D’abord, elle pousse parfois à considérer comme parole d’évangile ce qui est dit uniquement parce que la personne qui le dit présente la bonne dose de mélanine. Curieux antiracisme… Ce n’est pas sans rappeler l’ouvriérisme des communistes de parti d’antan (et parfois d’aujourd’hui) qui considérait que l’ouvrier (bien guidé par son parti) avait toujours raison. Savoir d’où parle une personne peut bien sûr donner plus d’épaisseur au propos ou mieux contextualiser. La question est de savoir quand arrive une forme de personnalisation du pouvoir. Bien souvent, quand quelqu’un ou une commence à parler « des premiers concernés », il ou elle parle en réalité au nom de. Homogénéisant du même coup un groupe de personnes et faisant taire les divergences en son sein, il ou elle se pose de fait en représentant – dans la plus classique manière de faire des politicards. Il n’est d’ailleurs pas rare qu’une victime de ci ou de ça se transforme en porte-parole, puis en représentant ou représentante de. La victimisation peut être un puissant vecteur de pouvoir : il suffit de se rappeler un certain Jésus…
Il me semble que la version anarchiste valorisant l’anonymat est plus pertinente et ouvre à davantage d’émancipation : ce n’est pas qui le dit, mais ce qui est dit qui prime (et peut raisonner et être réapproprié). Les histoires singulières et les expériences particulières peuvent évidemment donner de la consistance au contenu. Mais la position sociale ou le taux de mélanine ne suffisent jamais. Et pour cause : s’il y a des paroles hégémoniques (malheureusement), il n’y a pas de position homogène, mais bel et bien des divergences et des positions différentes. Et cela, qu’on soit blanc, noir, jaune, femme, trans ou qui que ce soit d’autre. Le problème de la référence aux « premiers concernés » n’est pas de valoriser les paroles particulières, c’est de les homogénéiser et de les catégoriser, comme si le taux de mélanine, la position sociale, la pratique sexuelle ou le genre poussaient naturellement à une prise de parole forcément univoque. Essentialisation, quand tu nous tiens.
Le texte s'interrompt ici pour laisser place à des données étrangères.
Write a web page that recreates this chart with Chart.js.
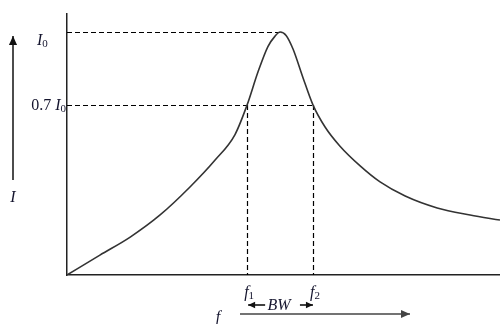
<!DOCTYPE html>
<html>
<head>
<meta charset="utf-8">
<script src="https://cdn.jsdelivr.net/npm/chart.js@4.4.1/dist/chart.umd.min.js"></script>
<style>
  html, body { margin: 0; padding: 0; background: #fff; }
  #wrap { width: 500px; height: 324px; }
</style>
</head>
<body>
<div id="wrap"><canvas id="c" width="500" height="324"></canvas></div>
<script>
// Resonance curve: current I versus frequency f (arbitrary units, I0 = 1)
const freq    = [0, 7.6, 14.6, 21.5, 28.4, 34.2, 38.8, 41.6, 44.1, 46.4, 48.0, 49.2, 50.6, 52.2, 54.5, 56.8, 59.6, 63.0, 67.7, 72.3, 78.1, 85.5, 93.1, 100];
const current = [0, 0.082, 0.156, 0.247, 0.362, 0.473, 0.578, 0.70, 0.835, 0.940, 0.982, 1.0, 0.986, 0.930, 0.812, 0.70, 0.609, 0.531, 0.449, 0.383, 0.325, 0.276, 0.247, 0.226];

// Half-power band edges f1, f2 and the peak
const bandFreqs  = [41.6, 56.8];
const bandLabels = ['f', 'f'];
const bandSubs   = ['1', '2'];
const peakFreq   = 49.2;

// Reference current levels: I0 and 0.7 I0
const levels      = [1.0, 0.7];
const levelPrefix = ['', '0.7 '];
const levelEnds   = [peakFreq, bandFreqs[1]];

const INK = '#15152e';
const SERIF = '"Liberation Serif", "DejaVu Serif", serif';

function subText(ctx, main, sub, x, y, size, italicMain) {
  ctx.font = (italicMain ? 'italic ' : '') + size + 'px ' + SERIF;
  ctx.fillText(main, x, y);
  const w = ctx.measureText(main).width;
  ctx.font = Math.round(size * 0.7) + 'px ' + SERIF;
  ctx.fillText(sub, x + w, y + size * 0.22);
}

function arrow(ctx, x1, y1, x2, y2, head, color, width) {
  ctx.save();
  ctx.strokeStyle = color; ctx.fillStyle = color; ctx.lineWidth = width;
  ctx.beginPath(); ctx.moveTo(x1, y1); ctx.lineTo(x2, y2); ctx.stroke();
  const a = Math.atan2(y2 - y1, x2 - x1);
  ctx.beginPath();
  ctx.moveTo(x2, y2);
  ctx.lineTo(x2 - head * Math.cos(a) + head * 0.45 * Math.sin(a), y2 - head * Math.sin(a) - head * 0.45 * Math.cos(a));
  ctx.lineTo(x2 - head * Math.cos(a) - head * 0.45 * Math.sin(a), y2 - head * Math.sin(a) + head * 0.45 * Math.cos(a));
  ctx.closePath(); ctx.fill();
  ctx.restore();
}

const annotations = {
  id: 'resonanceMarks',
  beforeDatasetsDraw(chart) {
    const { ctx, scales: { x, y } } = chart;
    ctx.save();
    ctx.strokeStyle = '#000';
    ctx.lineWidth = 1.2;
    ctx.setLineDash([5, 3]);
    // horizontal reference levels
    levels.forEach((lv, i) => {
      const py = Math.round(y.getPixelForValue(lv)) + 0.5;
      ctx.beginPath();
      ctx.moveTo(x.left, py);
      ctx.lineTo(x.getPixelForValue(levelEnds[i]), py);
      ctx.stroke();
    });
    // vertical band edges
    bandFreqs.forEach(f => {
      const px = Math.round(x.getPixelForValue(f)) + 0.5;
      ctx.beginPath();
      ctx.moveTo(px, y.getPixelForValue(levels[1]));
      ctx.lineTo(px, y.bottom);
      ctx.stroke();
    });
    ctx.restore();
  },
  afterDraw(chart) {
    const { ctx, scales: { x, y } } = chart;
    ctx.save();
    ctx.fillStyle = INK;
    ctx.textBaseline = 'middle';

    // level labels on the left of the vertical axis
    levels.forEach((lv, i) => {
      const py = y.getPixelForValue(lv) + (i === 0 ? 9 : 1);
      ctx.font = '16px ' + SERIF;
      const pre = levelPrefix[i];
      const preW = ctx.measureText(pre).width;
      ctx.font = 'italic 16px ' + SERIF;
      const iW = ctx.measureText('I').width;
      ctx.font = '11px ' + SERIF;
      const zW = ctx.measureText('0').width;
      const total = preW + iW + zW;
      const startX = i === 0 ? 37 : x.left - 1 - total;
      ctx.font = '16px ' + SERIF;
      ctx.fillText(pre, startX, py);
      subText(ctx, 'I', '0', startX + preW, py, 16, true);
    });

    // vertical axis arrow and its label
    arrow(ctx, 13, 180, 13, 36, 9, '#111', 1.5);
    ctx.font = 'italic 16px ' + SERIF;
    ctx.textAlign = 'center';
    ctx.fillText('I', 13, 198);

    // band edge labels
    ctx.textAlign = 'left';
    bandFreqs.forEach((f, i) => {
      const px = x.getPixelForValue(f);
      subText(ctx, bandLabels[i], bandSubs[i], px - 3, 293, 16, true);
    });

    // bandwidth arrows and label
    const p1 = x.getPixelForValue(bandFreqs[0]);
    const p2 = x.getPixelForValue(bandFreqs[1]);
    arrow(ctx, p1 + 18, 305, p1 + 1, 305, 7, '#111', 1.6);
    arrow(ctx, p2 - 13, 305, p2, 305, 7, '#111', 1.6);
    ctx.font = 'italic 16px ' + SERIF;
    ctx.textAlign = 'center';
    ctx.fillStyle = INK;
    ctx.fillText('BW', (p1 + p2) / 2 - 1, 306);

    // frequency axis arrow and its label
    ctx.fillText('f', 218, 318);
    arrow(ctx, 240, 314, 410, 314, 9, '#444', 1.5);
    ctx.restore();
  }
};

new Chart(document.getElementById('c'), {
  type: 'scatter',
  data: {
    datasets: [{
      data: freq.map((f, i) => ({ x: f, y: current[i] })),
      showLine: true,
      borderColor: '#333',
      borderWidth: 1.6,
      pointRadius: 0,
      cubicInterpolationMode: 'monotone',
      fill: false
    }]
  },
  options: {
    responsive: false,
    animation: false,
    layout: { padding: { left: 67, right: 0, top: 14, bottom: 49 } },
    plugins: { legend: { display: false }, tooltip: { enabled: false } },
    scales: {
      x: {
        type: 'linear', min: 0, max: 100,
        grid: { display: false, drawTicks: false },
        ticks: { display: false },
        border: { display: true, color: '#222', width: 1.5 },
        afterFit(s) { s.height = 0; }
      },
      y: {
        type: 'linear', min: 0, max: 1.074,
        grid: { display: false, drawTicks: false },
        ticks: { display: false },
        border: { display: true, color: '#222', width: 1.5 },
        afterFit(s) { s.width = 0; }
      }
    }
  },
  plugins: [annotations]
});
</script>
</body>
</html>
En outre, le système raciste n’est pas exclusivement raciste : il est autoritaire. Il a besoin de flics et de fonctionnaires pour contrôler et réprimer. D’ailleurs, le déploiement de ce type de régime s’accompagne d’abord d’une offensive contre toutes les forces opposées (activement ou non), au premier rang desquelles les anarchistes et consorts. Marinus Van der Lubbe n’avait ainsi pas besoin d’être juif pour se sentir menacé par l’arrivée au pouvoir de Hitler et vouloir agir contre lui et ses idées. De fait, un régime autoritaire, quel que soit sa nature, ne s’applique jamais qu’à un petit segment particulier : il institue un ordre social, une réalité existante que chacun et chacune subit et qui réduit l’exercice de la liberté et de l’égalité pour tout le monde.
Ensuite, la formule des « premiers concernés » me donne parfois l’impression de renvoyer soit à la conception libérale de la liberté (une liberté égoïste : à chacun et chacune son identité, interchangeable et relative, mais surtout exclusive), soit à l’absence de liberté, l’individu étant assimilé à sa communauté, son groupe ethnique ou sa prétendue « race » (sociale ou non) comme autrefois le marxisme étroit réduisait l’individu à sa classe. Cette conception de la (pseudo)liberté est en tout point étrangère à celle de Bakounine et des anarchistes : pour elles et eux, la liberté des autres confirme et étend la mienne à l’infini ; je ne suis pas libre sans les autres. Non seulement le racisme est dégueulasse, mais en plus il me prive de mon potentiel de liberté en attaquant celle d’autrui. Il n’y a pas de liberté – pour quiconque – dans un régime autoritaire et dans un régime raciste. Certes, certains et certaines profiteront de cette oppression, et surtout certains et certaines vivront l’oppression dehors, d’autres enfermé-es, et d’autres encore ne la vivront pas parce qu’ils et elles risquent d’être éliminés – et tout cela ne peut pas être mis sur le même plan. Mais tout le monde est concerné face à la domination d’un régime autoritaire, puisqu’il s’applique dans la réalité que chacun et chacune vit.

« Islamophobie » :
Le terme « islamophobie » apparaît dans la première décennie du XXe siècle, dans des textes de juristes et d’islamologues occidentaux, avant d’être repris et diffusé par les Mollahs iraniens dans les années 1970. Depuis le début des années 2000, il est propagé par les 57 États de l’Organisation de la conférence islamique (OCI, renommée depuis Organisation de la coopération islamique), organisme intergouvernemental, regroupant notamment des régimes aussi sympathiques que l’Iran, l’Afghanistan, l’Arabie Saoudite, le Soudan, l’Ouganda. La Russie y est aussi invitée comme observatrice.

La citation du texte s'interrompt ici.